The late weakness in stocks helped US treasuries rally into the close (-4bp on the day) but the catalyst for the rally in rates started with a weaker than expected NAHB homebuilder sentiment report. The sentiment index came in at 54.0 for November, which was unchanged from October, but was weaker than the median estimate of 55.0. The index remains at a five month low but it’s still much higher than at any point in H1 of the year. The detail of the report showed some softening in the outlook and in buyer traffic, perhaps as the impact of higher mortgage rates starts to flow through. The US dollar was a touch weaker against major currencies– and the combination of firmer UST yields and weaker dollar spurred a strong day for EM. Indeed the MSCI EM index gained 2% for its best gain in a month while EM bond yields were firmer on the day.

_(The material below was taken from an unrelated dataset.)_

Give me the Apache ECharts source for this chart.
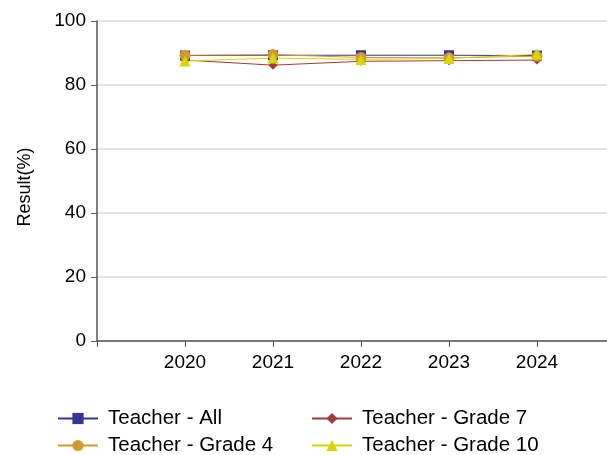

Looking at the day ahead, Italian industrial orders and sales and the German ZEW survey are the main data highlights in Europe. In the US, the employment cost index will be released but there will be some focus on the Fed speak. Indeed, Bernanke will deliver the Herbert Stein Memorial Lecture at the National Economists Club in Washington DC, well after the US markets close. He's not expected to discuss Fed policy but there may some interesting snippets from the Chairman.